I don't thinks Psych Central means that a BPD sufferer's entire outward persona will completely shift from minute to minute or day to day (although some mood swings can be like that).  Rather, it's more along the lines of someone "searching for identity" the way a high-schooler would.  One would can have certain career goals in mind and have a certain type of fashion for some months or some years.  Then some stressful triggering event can cause this person to immediately switch all of this around so that the clothing choices and career goal will be completely different.  Those who do not have BPD can also sometimes make sudden changes.  However, those with BPD often make sudden changes in manner that those around them finding more jarring and confusing.   A helpful article on this subject is found here.

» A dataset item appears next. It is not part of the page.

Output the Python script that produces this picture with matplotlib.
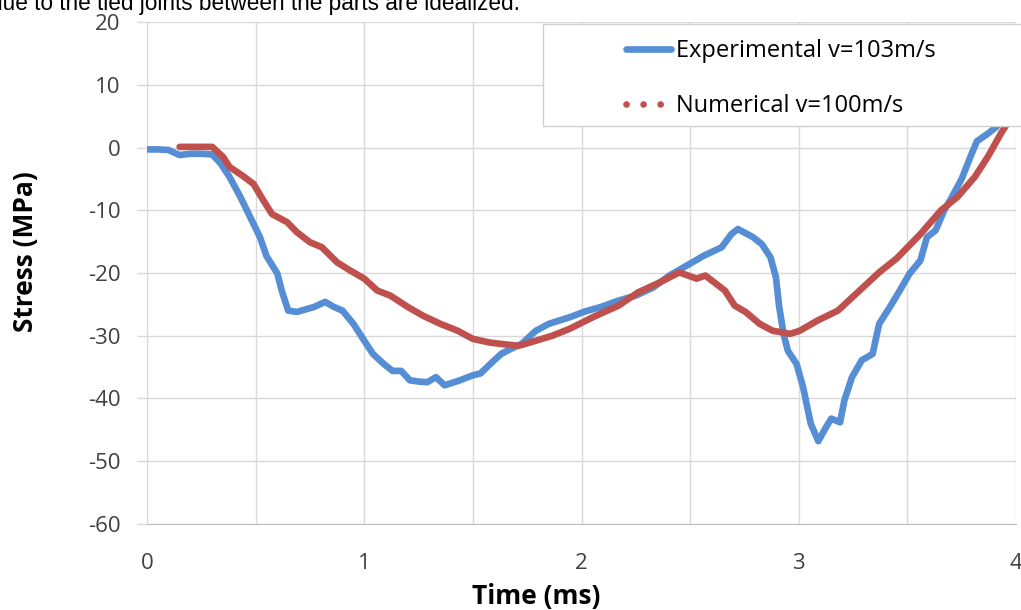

As recovered Borderline Rachel Reiland has pointed out, sometimes this identity confusion can manifest in the BPD sufferer wearing a sort of mask, trying to always appear confident and friendly to mask a gnawing self-doubt and extreme predisposition to being bothered by what other people say. Someone suffering from BPD identity disturbances will not have an integrated, consistent personality, but instead have a highly fragmented personality, switching back and forth. The true self will emerge when one feels safe. However, once one feels threatened in some way, the impervious false self emerges as a form of "protection." Sadly, this "confident" false self happens to wall off the person from true emotional bonds, thus becoming a maladaptive obstacle to finding true lasting happiness. :'-(

Some psychologists can mistake this phenomenon for Multiple Personality Disorder. However, there is an important difference. When someone with Multiple Personalities switches from one personality to another, the switch is unconscious; the person doesn't know it is happening. By contrast, the Borderline with a disturbed, "fragmented" personality does have some conscious awareness of when she or he is changing personalities as the result of some emotional trigger. Again, Rachel Reiland explains that.

The identity confusion can even come in the form of changes in perceived sexual orientation.

But you are not cursed permanently to suffer with this. A return to psychiatric care can be of enormous help with the proper diagnosis and committed mental health professionals. Please take your happiness very seriously. :'-)

Friday, December 02, 2011

'Walk a Mile in My Shoes'...

A guy once told me that I was obliviously inconsiderate, and that I would only regain his respect once I had learned what it was like to walk a mile in his shoes.

I wanted his respect back, and so I decided to try exactly what he said.

It didn't work.

He didn't appreciate how I took and used his footwear without asking.